First why you feel worse about 1947 riot victims than about holocaust victims? Let's look at it this way. If you'd lost your leg either in the 1947 riots or in the holocaust, you'd invariably feel bad about it. Next, if you happened to lose a family member in the holocaust and none in the 1947 riots, I'm sure you'd begin to connect more with the victims of the former. That's the reason why Indians in the US feel more strongly about 9/11 than about Gujarat riots. You are feeling bad about the killing of Indians because Indians are in some way, an extended family to you and German Jews are not. There is a formal, socially stressed common ground (nationality) between you and the victims of 1947 riots.

We humans are fundamentally selfish. But the selfishness frequently transcends ourselves. Our selfishness normally includes the feeling of 'I' and the feeling of 'my people'. The question is - Whom do you consider 'my people'? This is an awfully subjective question. The answer depends entirely on how broad-minded you are from inside and how broad-minded you can afford to be. Rockefeller, no matter how much affordability he had, couldn't connect with the problems of the developing world, while Bill Gates, with less affordability (taking the change money value into account), could. On the other hand, Kuvempu, with all his catholicism and thoughts on the 'Vishvamanava' didn't have the affordability. But affordability apart, if he did believe in what he wrote of the Vishvamanava, I'm pretty sure that he would have felt the same pain about holocaust victims as he did about the 1947 riot victims. So, to some 'my people' means themselves. To some others it means themselves and their immediate family. To somewhat more broad-minded, it is their village/city/locality. To the even-more broad-minded (politicians....sounds like an oxymoron eh!), it is their state/country/caste and religion. To Sri Sri Ravishankar, ostensibly, it is the entire mankind. So, what you feel strongly about depends on where you fit yourself in this hierarchy of broad mind. If you fail to feel ad about the victims of Malnourishment in Sudan, you probably are not broad minded enough. Period. Why fool yourself of being a Vishvamanava who doesn't exist on planet earth? (I'd written a post somewhere sometime ago, which explained the inexistence of the Vishvamanava.)

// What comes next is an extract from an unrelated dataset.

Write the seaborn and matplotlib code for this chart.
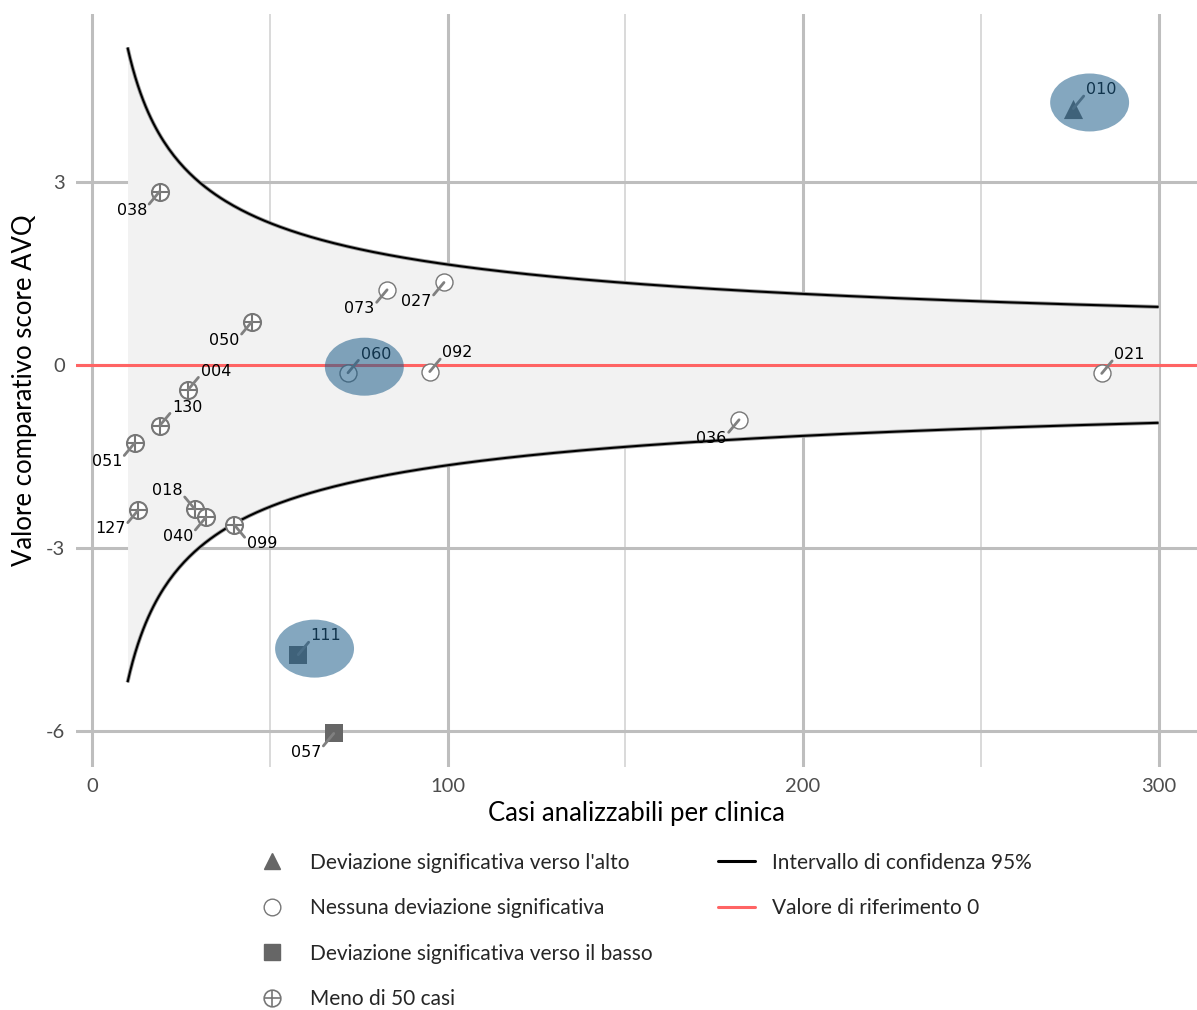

Another reason behind your fuzziness could be you lack of contact with the whites in general and the German Jews in particular. To respond to the pain and plasure of other humans, being a member of the same species is not enough. It takes physical and intellectual interaction. Think of the scenario in which you lost a chat friend in Iraq. This is where geography ind culture come into picture. Don't you feel a sense of belonging in a group in which all are Metallica fans? Don't you try to talk to your new neighbor (stranger) and make friends with her rather than talk to some stranger in Malleshwaram? When a Metallica song can lead to such bonding, think of what centuries of shared ancestry, customs, languages, food habits and aesthetics can do. Are you happy speaking Kalasipalyam Hindi to a fellow student in IITB? Don't you long to speak Kannada to someone, even a security guard?

My bottomline is, the phenomena that that seem puzzling to you are not as puzzling as they are made out to be. If you start questioning the very quasi-basic axioms like in ways like 'Why should I talk to my neighbors?' these phenomena you are talking about almost begins to sound like Abracadabra.

Guess I've been writing for ages.

Thats samba .. Nicely written dude ..
try reading 'the moral animal' for a darwinian perspective on society, friendship etc.

regarding making decisions based on 'fuzzy thoughts' - have you considered the possibility that you are incapable of comprehending the 'big picture' - in other words there is no big picture. there is no meaning to things around you. should there be?

anyways, no point to this. we are just living out our lives ... just 'digging in the garden'.